Yvon Lambert New York, (550 West 21st Street)
550 West 21st Street, 212-242-3611
Chelsea
November 20, 2008 - January 3, 2009
Reception: Thursday, November 20, 6 - 8 PM
Web Site
Kay Rosen has been making work for almost four decades after a formal education in liguistics. She approaches language in a physical way; focusing on the structure of short phrases, words, and letter forms to affect reading and expand meaning. For Rosen, language is not limited to formal rules, but what is stumbled upon accidentally, in found parts of speech that have the potential to convey meaning non-linguistically. Predictable, cognitive, and linear reading is disrupted and reprocessed as a visual experience.
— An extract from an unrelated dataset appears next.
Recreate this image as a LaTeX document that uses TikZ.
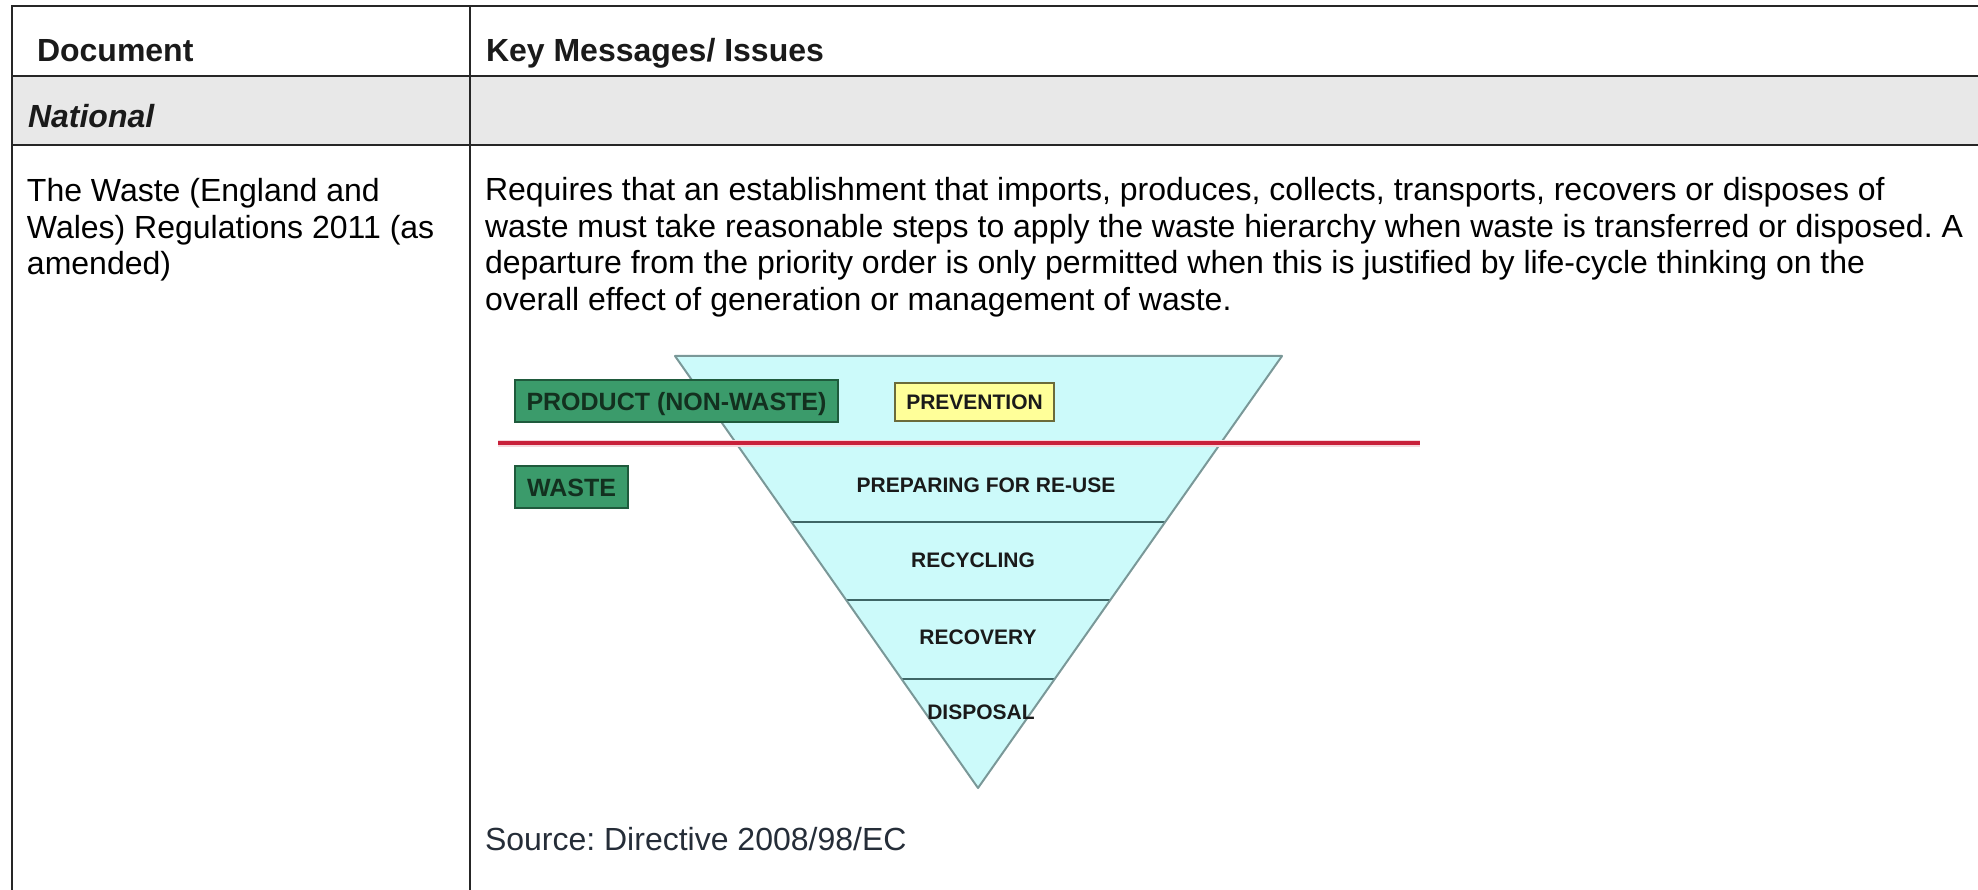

Rosen’s work is often interpreted as a reaction to certain political events, but the artist purposely resists the urge to attach exclusive meaning to the work; she feels language is fluid and changes with time, context and audience. In the fall of 2008 in the United States however, it is difficult to exclude politics from the large one-word wall painting “Removal From Office” (REMOVAL), with its italicized word part. “Justified,” a two-walled painting facing the street, is characteristically more open-ended, but flexible enough to be plugged into recent political discourse.
Likewise, her message writ large in the 1983 multi-paneled installation at Alexander Gray and Associates, “No Noose Is Good Noose,” in tandem with “Scareful!” is as timely today as it was in the 1980’s.